Overall, the acting is adequate for the job when all that the job requires is chasing an evil master-mind from one end of the cosmos to the other in giant spaceships or pint-sized TARDIS machines. Carey’s professor is reduced to making endless cups of tea and Romana is often forced to play a damsel-in-distress role and spends huge amounts of time standing about in Skagra’s spaceship listening to his speeches about how he’ll run the universe more efficiently. Chris and Clare have even less to do than Romana does apart from getting themselves into trouble.
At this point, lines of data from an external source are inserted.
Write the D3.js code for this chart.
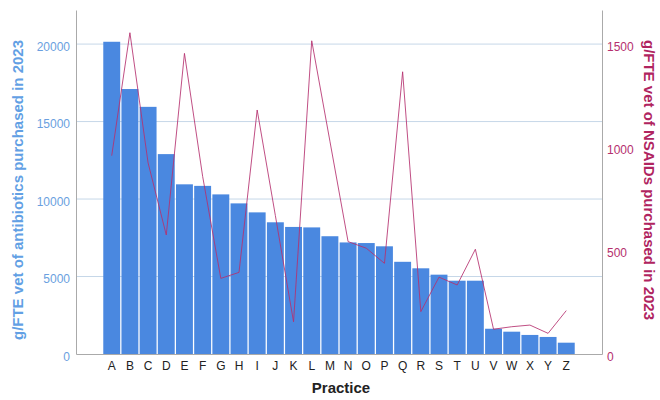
<!DOCTYPE html>
<html>
<head>
<meta charset="utf-8">
<script src="https://cdn.jsdelivr.net/npm/d3@7"></script>
<style>
  body { margin: 0; background: #fff; }
  text { font-family: "Liberation Sans", Arial, sans-serif; }
</style>
</head>
<body>
<div id="chart"></div>
<script>
// Practices and values
const practices = ["A","B","C","D","E","F","G","H","I","J","K","L","M","N","O","P","Q","R","S","T","U","V","W","X","Y","Z"];
const antibiotics = [20150,17100,15950,12900,10950,10850,10300,9720,9140,8500,8200,8170,7600,7200,7160,6950,5950,5530,5120,4730,4730,1630,1440,1230,1100,730];
const nsaids = [960,1555,925,576,1455,860,366,395,1181,670,156,1516,1030,544,512,439,1366,205,372,334,507,120,132,140,100,210];
const leftTicks = [0,5000,10000,15000,20000];
const rightTicks = [0,500,1000,1500];

const drawChart = () => {
  const width = 660;
  const height = 400;
  const left = 76, right = 602, top = 10, bottom = 354;
  const leftMax = 22200;
  const rightMax = leftMax * 1500 / 20000;

  const xScale = d3.scaleBand()
                   .domain(practices)
                   .range([left, right])
                   .paddingInner(0.07)
                   .paddingOuter(1.5);

  const yLeft = d3.scaleLinear().domain([0, leftMax]).range([bottom, top]);
  const yRight = d3.scaleLinear().domain([0, rightMax]).range([bottom, top]);

  const svg = d3.select("#chart")
                .append("svg")
                .attr("width", width)
                .attr("height", height);

  // gridlines
  svg.append("g")
     .selectAll("line")
     .data(leftTicks.filter(d => d > 0))
     .enter()
     .append("line")
     .attr("x1", left)
     .attr("x2", right)
     .attr("y1", d => yLeft(d))
     .attr("y2", d => yLeft(d))
     .attr("stroke", "#c6d7e8")
     .attr("stroke-width", 1);

  // bars
  svg.append("g")
     .selectAll("rect")
     .data(practices)
     .enter()
     .append("rect")
     .attr("x", d => xScale(d))
     .attr("y", (d, i) => yLeft(antibiotics[i]))
     .attr("width", xScale.bandwidth())
     .attr("height", (d, i) => bottom - yLeft(antibiotics[i]))
     .attr("fill", "#4a88e0");

  // NSAIDs line
  const line = d3.line()
                 .x((d, i) => xScale(practices[i]) + xScale.bandwidth() / 2)
                 .y(d => yRight(d));

  svg.append("path")
     .datum(nsaids)
     .attr("d", line)
     .attr("fill", "none")
     .attr("stroke", "#b5306e")
     .attr("stroke-width", 1)
     .attr("stroke-opacity", 0.85);

  // axes
  const leftAxis = svg.append("g")
                      .attr("transform", `translate(${left},0)`)
                      .call(d3.axisLeft(yLeft).tickValues(leftTicks).tickFormat(d3.format("d")).tickSize(0).tickPadding(6));
  leftAxis.select(".domain").attr("stroke", "#aaaaaa");
  leftAxis.selectAll("text")
          .attr("fill", "#6a9fe0")
          .attr("font-size", 12)
          .attr("dy", "0.5em");

  const rightAxis = svg.append("g")
                       .attr("transform", `translate(${right},0)`)
                       .call(d3.axisRight(yRight).tickValues(rightTicks).tickFormat(d3.format("d")).tickSize(0).tickPadding(5));
  rightAxis.select(".domain").attr("stroke", "#aaaaaa");
  rightAxis.selectAll("text")
           .attr("fill", "#b5306e")
           .attr("font-size", 12)
           .attr("dy", "0.5em");

  const bottomAxis = svg.append("g")
                        .attr("transform", `translate(0,${bottom})`)
                        .call(d3.axisBottom(xScale).tickSize(0).tickPadding(7));
  bottomAxis.select(".domain").attr("stroke", "#aaaaaa");
  bottomAxis.selectAll("text")
            .attr("fill", "#222")
            .attr("font-size", 12);

  // titles
  svg.append("text")
     .attr("transform", `translate(23,${(top + bottom) / 2 + 8}) rotate(-90)`)
     .attr("text-anchor", "middle")
     .attr("font-size", 15)
     .attr("font-weight", "bold")
     .attr("fill", "#62a0e4")
     .text("g/FTE vet of antibiotics purchased in 2023");

  svg.append("text")
     .attr("transform", `translate(644,${(top + bottom) / 2 - 2}) rotate(90)`)
     .attr("text-anchor", "middle")
     .attr("font-size", 15)
     .attr("font-weight", "bold")
     .attr("fill", "#b0245f")
     .text("g/FTE vet of NSAIDs purchased in 2023");

  svg.append("text")
     .attr("x", (left + right) / 2 + 2)
     .attr("y", 393)
     .attr("text-anchor", "middle")
     .attr("font-size", 15)
     .attr("font-weight", "bold")
     .attr("fill", "#222")
     .text("Practice");
}

drawChart();
</script>
</body>
</html>
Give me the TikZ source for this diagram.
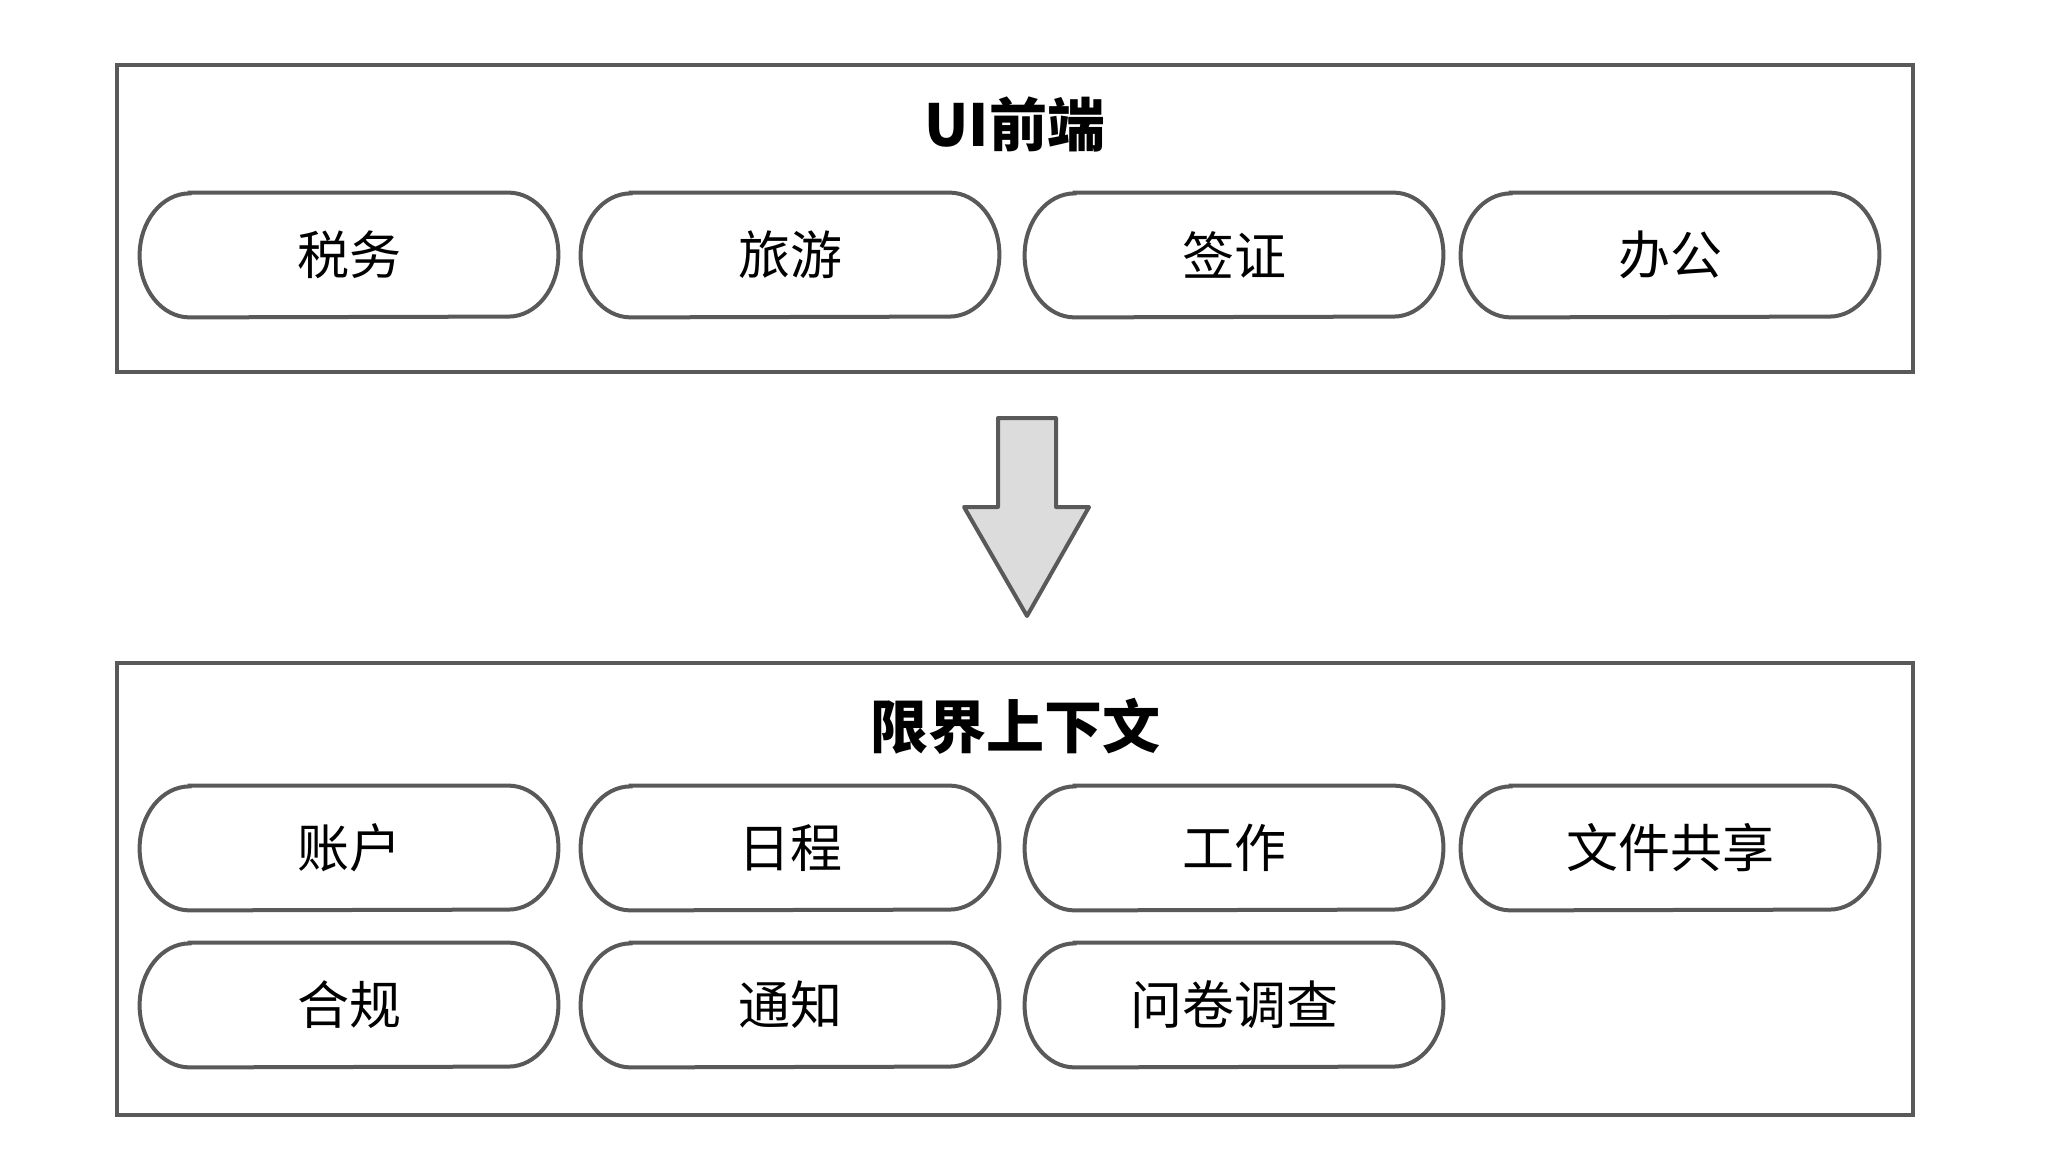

While silly eccentricity is to be expected in a script by Douglas Adams and with an actor like Tom Baker, the underlying theme of “Shada” is very serious: how do societies that pride themselves on their humanity towards less fortunate others deal with individuals who have committed dangerous crimes harmful to individuals and communities and who in many countries would have been subjected to capital punishment. Is it ethical for the Time Lords to freeze their most notorious criminals, and the criminals of other planets, and put them in cold storage on a barren prison planet and then pretend that such people never existed? Is there not a better way to treat criminals, even the most brutalised and hardened ones, in a decent way while still keeping them away from the public as much for their own sake as for the public’s sake? What exactly has Salyavin done that warranted deep-freezing him on Shada in the first place and was the punishment justified? (And how did he manage to escape?) Unfortunately the treatment of this issue is beyond Adams’ ability to work with and so the theme is very undeveloped. Far too much racing after Skagra and the stolen book dominates the story’s running time and at times certain scenes or characters can remind viewers of similar scenes and characters from previous Doctor Who adventures.

For all that, “Shada” is a decent enough story that actually works better than the plot would suggest as a result of combining live action and animation.